Much of what I write here came as an unexpected side effect of discovering who my original grandparents were. Both of my parents were adoptees and both of them died without knowing what I know now.
The journey began because my cousin informed me she had received her father’s adoption file from the state of Tennessee. This came as a huge surprise to me. Back in the early 1990s, my mom tried and failed to get her own. I had hoped, since she had died, it might become available to me but that is not how sealed records work generally – and I have bumped up against them in 3 states – Virginia, Arizona and California.
What made Tennessee different was the Georgia Tann scandal. There would have been criminal charges lodged against her if she had not died before that could happen. The movers and shakers of Memphis political life were all too happy to let the wrong-doing die with Miss Tann.

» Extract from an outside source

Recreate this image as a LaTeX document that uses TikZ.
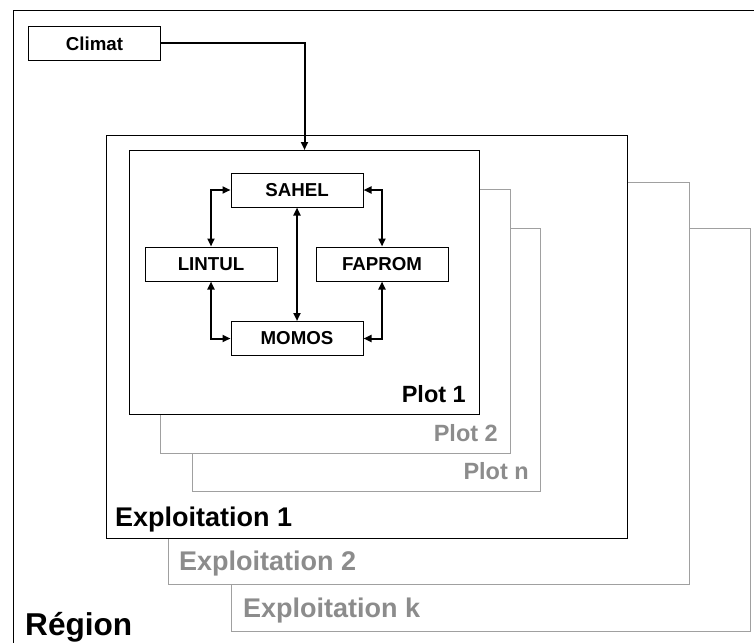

The story had such potency, that it erupted on the public’s imagination in the early 1990s on 60 Minutes and Oprah. A movie was made by Hallmark featuring Mary Tyler Moore as a convincing Georgia Tann. Reunions of adoptees with their original parents started being seen on television and my mom wanted that for herself. It was not to be. No one told her that less than 10 years after her own efforts were denied, it would have been possible.
It was surprising to me how the dominoes began falling so easily, so that in less than one year, I knew who all 4 of my original grandparents were and made contact with some surviving descendants. Only a few years ago, I would never have predicted such a result.
It didn’t end there however. From that new wholeness, I also began to understand deeply the impacts of separating young children or infants from their mothers and original families, how this causes a deep traumatic wound in the adoptee and how even the most well-meaning of adoptive parents (my adoptive grandparents were totally that and good people in general) can not make up for what has happened to the victims of the process.
And from all that, has come this blog. No doubt I still have more to say as soon as tomorrow.